## Job
Omit all images. Write out the rest of the material exactly.

— start —

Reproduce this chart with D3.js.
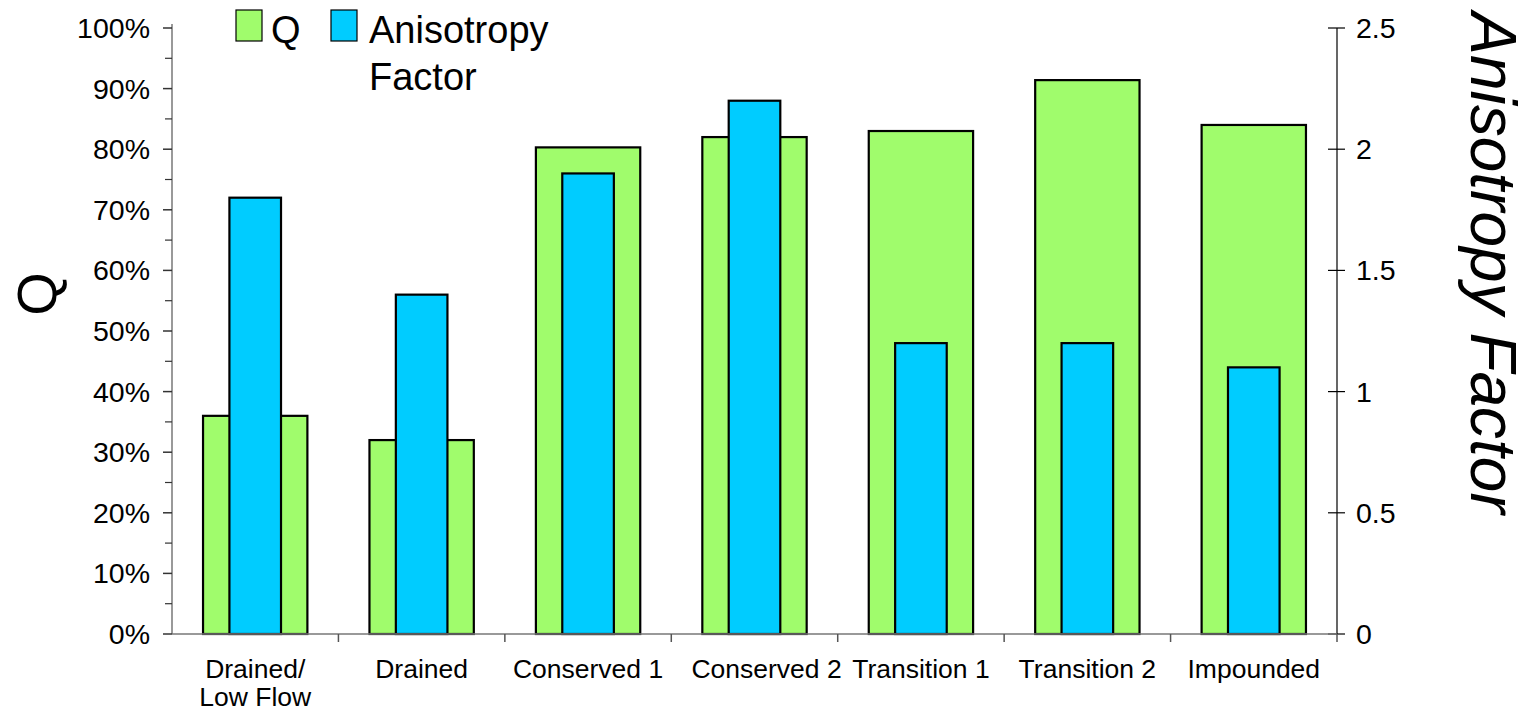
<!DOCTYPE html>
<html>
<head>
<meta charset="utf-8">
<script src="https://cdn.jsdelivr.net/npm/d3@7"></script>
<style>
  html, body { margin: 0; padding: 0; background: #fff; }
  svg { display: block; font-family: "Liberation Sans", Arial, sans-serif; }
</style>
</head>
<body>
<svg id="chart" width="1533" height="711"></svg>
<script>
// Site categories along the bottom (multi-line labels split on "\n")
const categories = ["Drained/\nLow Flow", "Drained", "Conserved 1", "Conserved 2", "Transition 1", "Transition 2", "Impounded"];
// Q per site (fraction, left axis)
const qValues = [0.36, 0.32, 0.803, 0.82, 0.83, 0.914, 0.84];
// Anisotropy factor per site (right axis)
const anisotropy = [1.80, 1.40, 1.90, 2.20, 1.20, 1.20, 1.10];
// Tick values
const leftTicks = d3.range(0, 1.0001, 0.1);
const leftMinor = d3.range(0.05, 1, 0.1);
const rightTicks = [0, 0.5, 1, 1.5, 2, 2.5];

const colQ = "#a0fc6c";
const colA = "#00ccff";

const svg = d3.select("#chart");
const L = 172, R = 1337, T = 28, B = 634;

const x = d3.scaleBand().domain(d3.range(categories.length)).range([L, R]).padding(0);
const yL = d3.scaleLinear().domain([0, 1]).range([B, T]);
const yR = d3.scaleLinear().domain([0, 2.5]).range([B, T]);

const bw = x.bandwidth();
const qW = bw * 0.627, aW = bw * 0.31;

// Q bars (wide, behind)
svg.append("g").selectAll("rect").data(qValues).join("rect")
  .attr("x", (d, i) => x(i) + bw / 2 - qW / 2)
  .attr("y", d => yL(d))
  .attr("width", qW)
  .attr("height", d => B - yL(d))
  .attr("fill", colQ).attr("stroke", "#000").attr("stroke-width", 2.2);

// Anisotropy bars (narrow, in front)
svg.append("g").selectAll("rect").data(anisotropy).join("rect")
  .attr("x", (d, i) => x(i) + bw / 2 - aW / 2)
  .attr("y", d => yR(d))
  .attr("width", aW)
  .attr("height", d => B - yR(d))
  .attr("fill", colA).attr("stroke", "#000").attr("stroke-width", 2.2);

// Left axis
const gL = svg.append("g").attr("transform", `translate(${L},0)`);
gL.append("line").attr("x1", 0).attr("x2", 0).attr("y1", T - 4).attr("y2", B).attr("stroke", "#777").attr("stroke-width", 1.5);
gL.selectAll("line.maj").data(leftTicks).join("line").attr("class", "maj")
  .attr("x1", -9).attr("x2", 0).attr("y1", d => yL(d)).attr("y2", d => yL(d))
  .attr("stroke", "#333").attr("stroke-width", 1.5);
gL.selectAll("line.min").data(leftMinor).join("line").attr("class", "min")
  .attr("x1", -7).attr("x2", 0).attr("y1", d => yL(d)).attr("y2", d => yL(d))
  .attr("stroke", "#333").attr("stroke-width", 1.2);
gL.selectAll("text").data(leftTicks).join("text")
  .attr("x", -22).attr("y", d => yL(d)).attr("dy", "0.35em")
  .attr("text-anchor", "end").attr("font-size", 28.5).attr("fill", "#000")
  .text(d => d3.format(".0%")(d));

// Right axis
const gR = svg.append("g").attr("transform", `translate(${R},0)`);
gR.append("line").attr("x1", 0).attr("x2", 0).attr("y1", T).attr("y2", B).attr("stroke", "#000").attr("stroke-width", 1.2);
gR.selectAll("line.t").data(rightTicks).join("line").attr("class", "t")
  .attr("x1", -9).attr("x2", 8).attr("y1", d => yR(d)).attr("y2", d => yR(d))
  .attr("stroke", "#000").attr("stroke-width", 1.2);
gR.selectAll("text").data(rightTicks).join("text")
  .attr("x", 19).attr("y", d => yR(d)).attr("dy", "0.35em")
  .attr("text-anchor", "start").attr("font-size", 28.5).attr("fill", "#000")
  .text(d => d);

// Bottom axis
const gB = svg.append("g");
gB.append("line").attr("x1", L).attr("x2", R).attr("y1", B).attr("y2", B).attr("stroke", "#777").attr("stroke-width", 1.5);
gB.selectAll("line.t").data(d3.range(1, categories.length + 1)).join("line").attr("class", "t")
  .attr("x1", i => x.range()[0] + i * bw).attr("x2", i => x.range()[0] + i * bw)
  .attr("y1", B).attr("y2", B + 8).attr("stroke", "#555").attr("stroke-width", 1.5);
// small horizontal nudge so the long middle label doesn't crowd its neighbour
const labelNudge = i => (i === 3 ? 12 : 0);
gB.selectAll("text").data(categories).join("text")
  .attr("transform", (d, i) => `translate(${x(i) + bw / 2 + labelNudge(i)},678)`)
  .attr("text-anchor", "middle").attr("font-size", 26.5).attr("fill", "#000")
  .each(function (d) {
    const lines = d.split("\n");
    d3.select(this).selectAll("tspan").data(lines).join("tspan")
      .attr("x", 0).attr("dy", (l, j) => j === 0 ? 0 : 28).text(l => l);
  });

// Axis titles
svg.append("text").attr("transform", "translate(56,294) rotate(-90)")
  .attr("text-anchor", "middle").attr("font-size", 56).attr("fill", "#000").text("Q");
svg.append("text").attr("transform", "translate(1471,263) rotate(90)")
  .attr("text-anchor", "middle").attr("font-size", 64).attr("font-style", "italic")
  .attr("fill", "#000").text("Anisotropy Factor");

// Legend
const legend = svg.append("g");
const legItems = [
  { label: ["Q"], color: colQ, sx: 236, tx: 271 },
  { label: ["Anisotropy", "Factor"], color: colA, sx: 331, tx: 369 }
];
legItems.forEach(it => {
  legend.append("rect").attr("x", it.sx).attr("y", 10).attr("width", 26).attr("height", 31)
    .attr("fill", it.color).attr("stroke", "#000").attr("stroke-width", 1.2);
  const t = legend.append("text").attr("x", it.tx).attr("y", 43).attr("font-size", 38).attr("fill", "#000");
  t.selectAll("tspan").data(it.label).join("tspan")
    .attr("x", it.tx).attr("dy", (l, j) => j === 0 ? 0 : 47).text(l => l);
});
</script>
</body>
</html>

— end —

## Reply to the exercise
Reproduce this chart with D3.js.
<!DOCTYPE html>
<html>
<head>
<meta charset="utf-8">
<script src="https://cdn.jsdelivr.net/npm/d3@7"></script>
<style>
  html, body { margin: 0; padding: 0; background: #fff; }
  svg { display: block; font-family: "Liberation Sans", Arial, sans-serif; }
</style>
</head>
<body>
<svg id="chart" width="1533" height="711"></svg>
<script>
// Site categories along the bottom (multi-line labels split on "\n")
const categories = ["Drained/\nLow Flow", "Drained", "Conserved 1", "Conserved 2", "Transition 1", "Transition 2", "Impounded"];
// Q per site (fraction, left axis)
const qValues = [0.36, 0.32, 0.803, 0.82, 0.83, 0.914, 0.84];
// Anisotropy factor per site (right axis)
const anisotropy = [1.80, 1.40, 1.90, 2.20, 1.20, 1.20, 1.10];
// Tick values
const leftTicks = d3.range(0, 1.0001, 0.1);
const leftMinor = d3.range(0.05, 1, 0.1);
const rightTicks = [0, 0.5, 1, 1.5, 2, 2.5];

const colQ = "#a0fc6c";
const colA = "#00ccff";

const svg = d3.select("#chart");
const L = 172, R = 1337, T = 28, B = 634;

const x = d3.scaleBand().domain(d3.range(categories.length)).range([L, R]).padding(0);
const yL = d3.scaleLinear().domain([0, 1]).range([B, T]);
const yR = d3.scaleLinear().domain([0, 2.5]).range([B, T]);

const bw = x.bandwidth();
const qW = bw * 0.627, aW = bw * 0.31;

// Q bars (wide, behind)
svg.append("g").selectAll("rect").data(qValues).join("rect")
  .attr("x", (d, i) => x(i) + bw / 2 - qW / 2)
  .attr("y", d => yL(d))
  .attr("width", qW)
  .attr("height", d => B - yL(d))
  .attr("fill", colQ).attr("stroke", "#000").attr("stroke-width", 2.2);

// Anisotropy bars (narrow, in front)
svg.append("g").selectAll("rect").data(anisotropy).join("rect")
  .attr("x", (d, i) => x(i) + bw / 2 - aW / 2)
  .attr("y", d => yR(d))
  .attr("width", aW)
  .attr("height", d => B - yR(d))
  .attr("fill", colA).attr("stroke", "#000").attr("stroke-width", 2.2);

// Left axis
const gL = svg.append("g").attr("transform", `translate(${L},0)`);
gL.append("line").attr("x1", 0).attr("x2", 0).attr("y1", T - 4).attr("y2", B).attr("stroke", "#777").attr("stroke-width", 1.5);
gL.selectAll("line.maj").data(leftTicks).join("line").attr("class", "maj")
  .attr("x1", -9).attr("x2", 0).attr("y1", d => yL(d)).attr("y2", d => yL(d))
  .attr("stroke", "#333").attr("stroke-width", 1.5);
gL.selectAll("line.min").data(leftMinor).join("line").attr("class", "min")
  .attr("x1", -7).attr("x2", 0).attr("y1", d => yL(d)).attr("y2", d => yL(d))
  .attr("stroke", "#333").attr("stroke-width", 1.2);
gL.selectAll("text").data(leftTicks).join("text")
  .attr("x", -22).attr("y", d => yL(d)).attr("dy", "0.35em")
  .attr("text-anchor", "end").attr("font-size", 28.5).attr("fill", "#000")
  .text(d => d3.format(".0%")(d));

// Right axis
const gR = svg.append("g").attr("transform", `translate(${R},0)`);
gR.append("line").attr("x1", 0).attr("x2", 0).attr("y1", T).attr("y2", B).attr("stroke", "#000").attr("stroke-width", 1.2);
gR.selectAll("line.t").data(rightTicks).join("line").attr("class", "t")
  .attr("x1", -9).attr("x2", 8).attr("y1", d => yR(d)).attr("y2", d => yR(d))
  .attr("stroke", "#000").attr("stroke-width", 1.2);
gR.selectAll("text").data(rightTicks).join("text")
  .attr("x", 19).attr("y", d => yR(d)).attr("dy", "0.35em")
  .attr("text-anchor", "start").attr("font-size", 28.5).attr("fill", "#000")
  .text(d => d);

// Bottom axis
const gB = svg.append("g");
gB.append("line").attr("x1", L).attr("x2", R).attr("y1", B).attr("y2", B).attr("stroke", "#777").attr("stroke-width", 1.5);
gB.selectAll("line.t").data(d3.range(1, categories.length + 1)).join("line").attr("class", "t")
  .attr("x1", i => x.range()[0] + i * bw).attr("x2", i => x.range()[0] + i * bw)
  .attr("y1", B).attr("y2", B + 8).attr("stroke", "#555").attr("stroke-width", 1.5);
// small horizontal nudge so the long middle label doesn't crowd its neighbour
const labelNudge = i => (i === 3 ? 12 : 0);
gB.selectAll("text").data(categories).join("text")
  .attr("transform", (d, i) => `translate(${x(i) + bw / 2 + labelNudge(i)},678)`)
  .attr("text-anchor", "middle").attr("font-size", 26.5).attr("fill", "#000")
  .each(function (d) {
    const lines = d.split("\n");
    d3.select(this).selectAll("tspan").data(lines).join("tspan")
      .attr("x", 0).attr("dy", (l, j) => j === 0 ? 0 : 28).text(l => l);
  });

// Axis titles
svg.append("text").attr("transform", "translate(56,294) rotate(-90)")
  .attr("text-anchor", "middle").attr("font-size", 56).attr("fill", "#000").text("Q");
svg.append("text").attr("transform", "translate(1471,263) rotate(90)")
  .attr("text-anchor", "middle").attr("font-size", 64).attr("font-style", "italic")
  .attr("fill", "#000").text("Anisotropy Factor");

// Legend
const legend = svg.append("g");
const legItems = [
  { label: ["Q"], color: colQ, sx: 236, tx: 271 },
  { label: ["Anisotropy", "Factor"], color: colA, sx: 331, tx: 369 }
];
legItems.forEach(it => {
  legend.append("rect").attr("x", it.sx).attr("y", 10).attr("width", 26).attr("height", 31)
    .attr("fill", it.color).attr("stroke", "#000").attr("stroke-width", 1.2);
  const t = legend.append("text").attr("x", it.tx).attr("y", 43).attr("font-size", 38).attr("fill", "#000");
  t.selectAll("tspan").data(it.label).join("tspan")
    .attr("x", it.tx).attr("dy", (l, j) => j === 0 ? 0 : 47).text(l => l);
});
</script>
</body>
</html>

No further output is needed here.